Cette agitation ne suffit pas pour amener à réminiscence le pasteur de l'Eglise catholique de Kinshasa. La Ceni et son vice-président, le juriste Djoli, eurent beau lui faire remarquer que les chiffres qu'il avait brandis à l'appui de ses allégations contre l'élection de Kabila étaient tout sauf corrects, rien n'y fit. Les médias qui osèrent signaler que le prélat qui s'était lourdement appuyé sur un rapport du Centre Carter avait "oublié" la conclusion dudit rapport selon laquelle les irrégularités signalées n'étaient pas de nature à remettre en cause l'ordre des résultats tel que proclamés par la Ceni, se firent presque excommuniés par la phalange de nouveaux convertis ultra zélés qui se sont même permis de livrer à des gros bras des combattants « udpsistes » un cameraman de la Rtga, accusé d'avoir une ligne éditoriale pro-Kabila.
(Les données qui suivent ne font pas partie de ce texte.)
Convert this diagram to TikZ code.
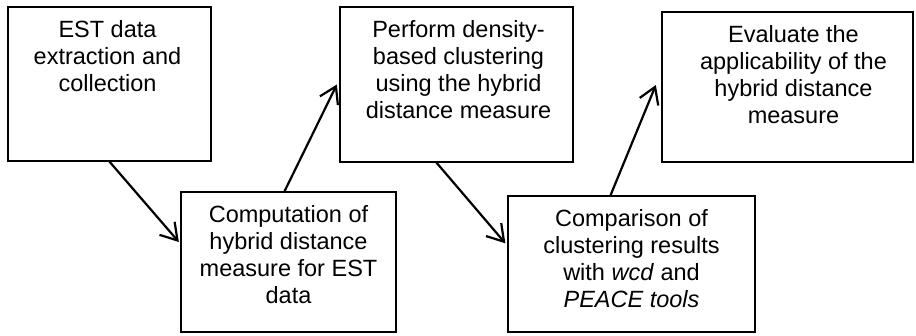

Ô tempora ! Ô mores !

Le moins paradoxal n'est pas que les curés-flingueurs de Kinshasa aient choisi le moment où leur nouvelle idole, revenu au pays après un voyage éclair à Rome qui lui a permis de justifier autrement que par un boycott polémique son absence à la cérémonie d'investiture de Kabila, prêchait " urbi et orbi " le pardon des offenses et la réconciliation des Congolais pour lancer une croisade contre le régime " illégitime " (sic !) dont les partisans ont osé critiquer l'archevêque.

Déjà l'imprimatur ?

Doit-on vite conclure que le cardinal Laurent Monsengwo a déjà donné son imprimatur à cette crise politique que ses lieutenants tentent de susciter ? Serait-on en droit de dire que le prélat s'est laissé déborder pour ne pas perdre à nouveau les plus extrémistes d'entre eux ? Ce questionnement n'est pas dénué d'intérêt dans la mesure où il  permet de mieux jauger le sens du respect de la parole donnée et la capacité à se réconcilier d'un prélat qui ne dédaigne pas de distribuer bons et mauvais points à la classe politique.